If so, I can permute the expectancy and the $plim$ because the variable under the expectancy is uniformly bounded in probability. To prove that, I will just show that its $plim$ is bounded.
$$ plim\left(\dfrac{X_i}{\frac{1}{n}\sum_{k=1}^n X_k}\right)^2 = \left(plim\dfrac{X_i}{\frac{1}{n}\sum_{k=1}^n X_k}\right)^2 \sim \dfrac{X_i^2}{\mu^2}$$ By that, I mean the $plim$ does not exist. It is still a random variable. $\dfrac{X_i}{\mu}$ is bounded in probability: It is not possible to increase the high values probabilities faster than the mean (the variable is positive). Thus, the $plim$ is bounded and is interchangeable with the expectancy.
$$E\left(\dfrac{X_i^2}{\mu^2}\right)=\dfrac{\sigma^2 + \mu^2}{\mu^2}= \dfrac{\sigma^2}{\mu^2} + 1 > 1$$
$$ plim ~ E\left(\dfrac{n^2X_i^2}{\left(\sum_{k=1}^n X_k\right)^2}\right)=\dfrac{\sigma^2}{\mu^2} + 1 > 1$$ Case 2: $i\ne j$ Using the same proof as previously, the expectancy and the $plim$ are interchangeable.

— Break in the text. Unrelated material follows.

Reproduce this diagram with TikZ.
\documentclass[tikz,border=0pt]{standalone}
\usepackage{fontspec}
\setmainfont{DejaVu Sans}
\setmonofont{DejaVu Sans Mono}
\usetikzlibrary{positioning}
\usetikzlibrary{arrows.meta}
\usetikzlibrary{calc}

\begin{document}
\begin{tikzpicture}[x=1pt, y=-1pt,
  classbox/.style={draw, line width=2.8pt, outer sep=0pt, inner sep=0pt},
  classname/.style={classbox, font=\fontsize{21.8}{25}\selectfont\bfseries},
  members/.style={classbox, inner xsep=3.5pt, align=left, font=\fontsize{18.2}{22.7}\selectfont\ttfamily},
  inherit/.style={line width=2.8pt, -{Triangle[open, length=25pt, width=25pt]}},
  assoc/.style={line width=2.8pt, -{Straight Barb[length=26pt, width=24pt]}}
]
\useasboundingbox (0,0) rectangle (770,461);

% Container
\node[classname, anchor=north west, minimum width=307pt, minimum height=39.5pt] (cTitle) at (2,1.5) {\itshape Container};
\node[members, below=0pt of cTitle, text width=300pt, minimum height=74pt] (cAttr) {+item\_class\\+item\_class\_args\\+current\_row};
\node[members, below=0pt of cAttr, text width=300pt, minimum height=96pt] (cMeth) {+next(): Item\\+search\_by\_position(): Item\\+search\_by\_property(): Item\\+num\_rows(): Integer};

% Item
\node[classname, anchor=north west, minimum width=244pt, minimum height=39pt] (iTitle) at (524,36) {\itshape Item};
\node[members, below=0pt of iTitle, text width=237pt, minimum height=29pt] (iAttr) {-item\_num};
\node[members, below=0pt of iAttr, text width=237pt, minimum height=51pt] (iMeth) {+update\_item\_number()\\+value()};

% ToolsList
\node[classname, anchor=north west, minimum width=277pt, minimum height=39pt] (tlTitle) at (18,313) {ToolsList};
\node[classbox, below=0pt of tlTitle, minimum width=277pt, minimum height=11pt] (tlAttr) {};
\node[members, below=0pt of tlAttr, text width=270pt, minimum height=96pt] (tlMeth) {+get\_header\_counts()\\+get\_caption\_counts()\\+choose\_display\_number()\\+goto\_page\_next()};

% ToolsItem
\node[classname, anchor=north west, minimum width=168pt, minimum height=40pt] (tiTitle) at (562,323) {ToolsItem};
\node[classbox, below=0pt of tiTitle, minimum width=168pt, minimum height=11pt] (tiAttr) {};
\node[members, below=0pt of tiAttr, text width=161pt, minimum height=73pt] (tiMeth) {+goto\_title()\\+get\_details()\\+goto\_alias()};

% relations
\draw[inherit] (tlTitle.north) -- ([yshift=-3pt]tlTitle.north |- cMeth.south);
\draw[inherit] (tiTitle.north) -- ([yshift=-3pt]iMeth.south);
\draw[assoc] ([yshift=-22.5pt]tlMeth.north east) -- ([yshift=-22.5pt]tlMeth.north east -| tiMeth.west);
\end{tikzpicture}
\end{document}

$$plim ~ E\left(\dfrac{n^2X_i X_j}{\left(\sum_{k=1}^n X_k\right)^2}\right) = E~ plim~ \left(\dfrac{X_i X_j}{\left(\frac{1}{n}\sum_{k=1}^n X_k\right)^2}\right)$$
$$plim~ \left(\dfrac{X_i X_j}{\left(\frac{1}{n}\sum_{k=1}^n X_k\right)^2}\right) \sim \dfrac{X_iX_j}{\mu^2}$$
This $plim$ is also a random variable and bounded in probability as in the case 1. But in this case, we have $$ E\left(\dfrac{X_iX_j}{\mu^2}\right)=1 \implies plim ~ E\left(\dfrac{n^2X_i X_j}{\left(\sum_{k=1}^n X_k\right)^2}\right) = 1$$
Perhaps this proof is wrong. Can someone confirm it?